Baker Academic

Monday, December 23, 2013

The Misapplication of Crucifixion as a Criterion in 'Jesus the Zealot' Theories

It is my great pleasure to introduce you, gentle reader, to Brian Pounds. Brian is a Ph.D. candidate at Cambridge. His dissertation “The Criterion of Crucifiability in the Quest for the Historical Jesus” relates (as you might have guessed) to Jesus’ crucifixion, among other upbeat topics. I invited Brian to pound out a few thoughts on what can and cannot be inferred from the fact of Jesus’ execution. Here is the first of his two-parter:
Piggybacking off of Anthony's recent post concerning his lively discussion with Reza Aslan, it is noteworthy that Aslan attempts to validate his thesis of Jesus the ‘zealot’ (an anachronistic label for a rebel in Jesus' historical context, as Aslan acknowledges – begging the question of the book’s title) with the 'fact' of Jesus' crucifixion. Jesus' life is made to fit his end. He was executed in the manner reserved for violent insurrectionists; therefore, he was a violent insurrectionist. This is a basic shared line of argument for theses similar to Aslan's reaching all the way back to H. S. Reimarus. Consequently, Jesus' crucifixion is used as a criterion for eliminating 'inauthentic' gospel material that portrays Jesus as fundamentally nonviolent (e.g. Mark 14:48; Matt 5:9, 26:52; Matt 5:39-44= Luke 6:29-6:35).
This move ignores the breadth of offenses for which individuals were crucified. Not only was crucifixion carried out as a form of punishment and deterrence for violent offenses such as insurrection, banditry, and murder but also for nonviolent forms of sedition such as defamation of the emperor (e.g. Suetonius, Domitian 10.1; Quintillian, Institutio Oratoria 9.2.65), “stirring up the people” (e.g. Paulus, Sententiae 5.22.1), and military desertion (e.g. Livy, Ab urbe condita 30.43.13). Moreover, some victims were crucified for simply being in the wrong place at the wrong time as was the case with those captured while foraging for food during Titus' siege of Jerusalem (J.W. 5.447-49). One can thus imagine a number of ways that an individual may have met his or her end on a Roman cross, and there is simply too much counter-evidence and too little positive evidence to consider that participation in violent insurrection was a probable reason why Jesus was put to death.
My thanks to Brian for his time and expertise. Tune in tomorrow for more.

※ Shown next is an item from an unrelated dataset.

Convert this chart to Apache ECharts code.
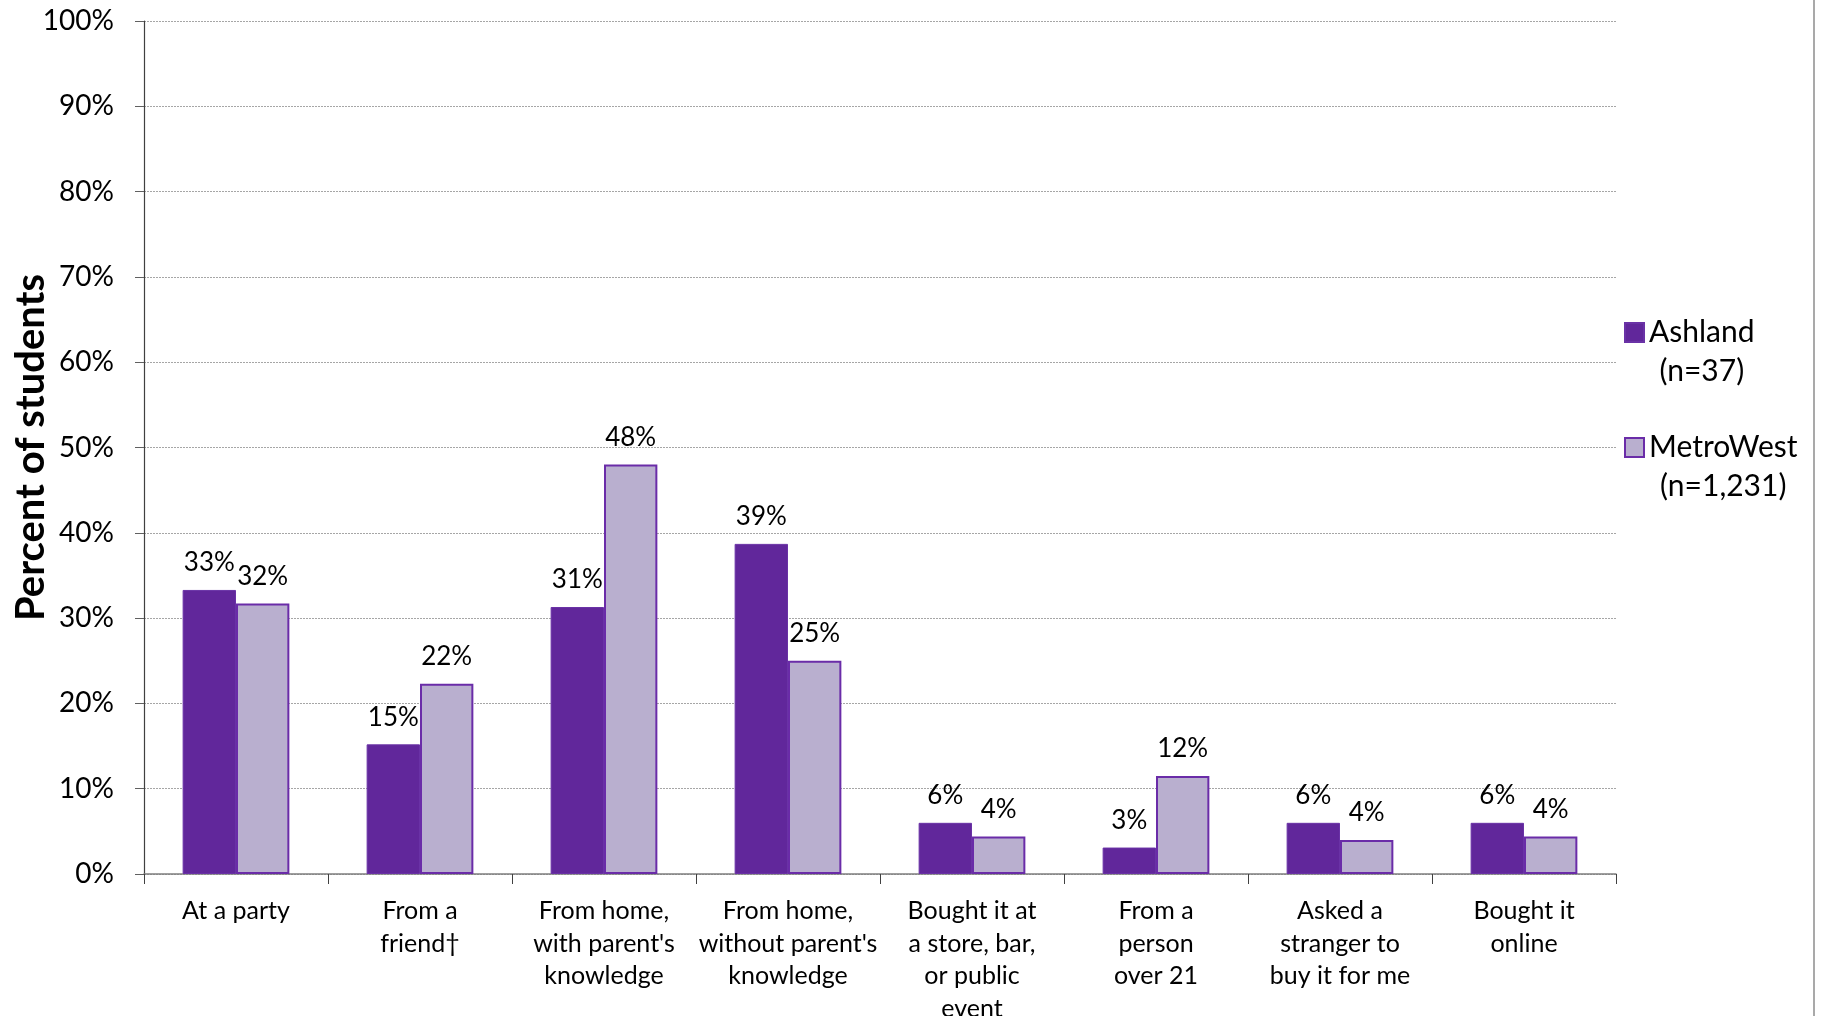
<!DOCTYPE html>
<html>
<head>
<meta charset="utf-8">
<script src="https://cdn.jsdelivr.net/npm/echarts@6/dist/echarts.min.js"></script>
<style>
html,body{margin:0;padding:0;background:#fff;}
#chart{width:1821px;height:1016px;}
</style>
</head>
<body>
<div id="chart"></div>
<script>
const categories = [
  "At a party",
  "From a\nfriend\u2020",
  "From home,\nwith parent's\nknowledge",
  "From home,\nwithout parent's\nknowledge",
  "Bought it at\na store, bar,\nor public\nevent",
  "From a\nperson\nover 21",
  "Asked a\nstranger to\nbuy it for me",
  "Bought it\nonline"
];
const ashland = [33.3, 15.2, 31.3, 38.7, 6.0, 3.1, 6.0, 6.0];
const metroWest = [31.7, 22.3, 48.0, 25.0, 4.4, 11.5, 4.0, 4.4];
const seriesNames = ["Ashland", "MetroWest"];
const seriesN = ["(n=37)", "(n=1,231)"];
const yTicks = [0, 10, 20, 30, 40, 50, 60, 70, 80, 90, 100];

const FONT = "Lato, 'Noto Sans', sans-serif";
const chart = echarts.init(document.getElementById('chart'), null, {renderer: 'canvas'});

const labelCfg = {
  show: true,
  position: 'top',
  distance: 14,
  formatter: p => Math.round(p.value) + '%',
  color: '#000',
  fontSize: 26,
  fontFamily: FONT
};

const legendTok = {fontSize: 30, fontFamily: FONT, color: '#000', lineHeight: 39, align: 'center'};

chart.setOption({
  animation: false,
  backgroundColor: '#fff',
  grid: {left: 144, right: 205, top: 21, bottom: 142, containLabel: false, outerBoundsMode: 'none'},
  legend: {
    orient: 'vertical',
    left: 1619,
    top: 269,
    itemWidth: 19,
    itemHeight: 19,
    itemGap: -2,
    icon: 'rect',
    formatter: name => '{c| }\n{c|' + name + '}\n{c|' + seriesN[seriesNames.indexOf(name)] + '}',
    textStyle: {
      fontSize: 30,
      fontFamily: FONT,
      color: '#000',
      lineHeight: 39,
      rich: {c: legendTok}
    },
    data: seriesNames
  },
  xAxis: {
    type: 'category',
    data: categories,
    axisLine: {lineStyle: {color: '#7f7f7f', width: 1.5}},
    axisTick: {show: true, length: 10, alignWithLabel: false, lineStyle: {color: '#404040'}},
    axisLabel: {
      interval: 0,
      margin: 21,
      fontSize: 25,
      lineHeight: 32.5,
      color: '#000',
      fontFamily: FONT
    }
  },
  yAxis: {
    type: 'value',
    min: 0,
    max: 100,
    interval: 10,
    name: 'Percent of students',
    nameLocation: 'middle',
    nameGap: 93,
    nameMoveOverlap: false,
    nameTextStyle: {fontSize: 40, fontWeight: 'bold', color: '#000', fontFamily: FONT},
    axisLine: {show: true, lineStyle: {color: '#404040', width: 1.2}},
    axisTick: {show: true, length: 9, lineStyle: {color: '#606060'}},
    axisLabel: {
      margin: 30,
      fontSize: 28,
      color: '#000',
      fontFamily: FONT,
      formatter: v => yTicks.includes(v) ? v + '%' : ''
    },
    splitLine: {show: true, lineStyle: {color: '#a6a6a6', type: [2, 1], width: 1}}
  },
  series: [
    {
      name: seriesNames[0],
      type: 'bar',
      data: ashland,
      barGap: '0%',
      barCategoryGap: '42%',
      itemStyle: {color: '#61279b', borderColor: '#6a32a6', borderWidth: 1},
      label: labelCfg
    },
    {
      name: seriesNames[1],
      type: 'bar',
      data: metroWest,
      barGap: '0%',
      barCategoryGap: '42%',
      itemStyle: {color: '#b9afcf', borderColor: '#6a2ca8', borderWidth: 2},
      label: labelCfg
    }
  ],
  graphic: [
    {type: 'line', shape: {x1: 1814, y1: 0, x2: 1814, y2: 1016}, style: {stroke: '#8c8c8c', lineWidth: 1.5}}
  ]
});
</script>
</body>
</html>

  1. I think I made an argument similar to Brian's in earlier comments. But if we move away from rigid requirements of "authenticity" and consider the more reasonable and flexible concept of "plausibility", can we say nothing about the plausible trajectory of Jesus' life knowing that it ended on a cross?

    Brian mentioned some possible reasons for the crucifixion. Agreed, Jesus might have ended on a cross as a wholly innocent victim of circumstance, but this runs counter to the other evidence of the Gospels, which has Jesus anticipating death and his enemies seeking his death. Ditto, Jesus might have been executed for crimes like banditry or murder, and again, we have no evidence that Jesus committed crimes like this.

    I agree with Brian that Jesus might well have been crucified for offering up nonviolent sedition. This seems highly plausible to me (whether Jesus was nonviolent in a consistent and principled way, like Gandhi or Martin Luther King, is another question, particularly given the violence of the Temple cleansing). But if it's plausible to think that Jesus was executed for sedition, doesn't that tend to validate the CAREFUL and MEASURED use of the crucifixion as a criterion of plausibility?

  2. Thanks Larry, I wholly agree with your response. I also do not think Jesus was simply a victim of circumstance. My primary point in bringing up crucifixions during Titus' siege was that if we knew nothing else about Jesus except for the 'fact' that he was crucified, we wouldn't know very much. Stay tuned for part II of the blog entry tomorrow which moves in the direction of your "careful and measured" use of the criterion of crucifiability.

  3. This is great. Thanks Brian for posting this. Also, thanks Anthony for giving him this platform.

  4. Thanks for this, Brian. I'm looking forward to hearing more!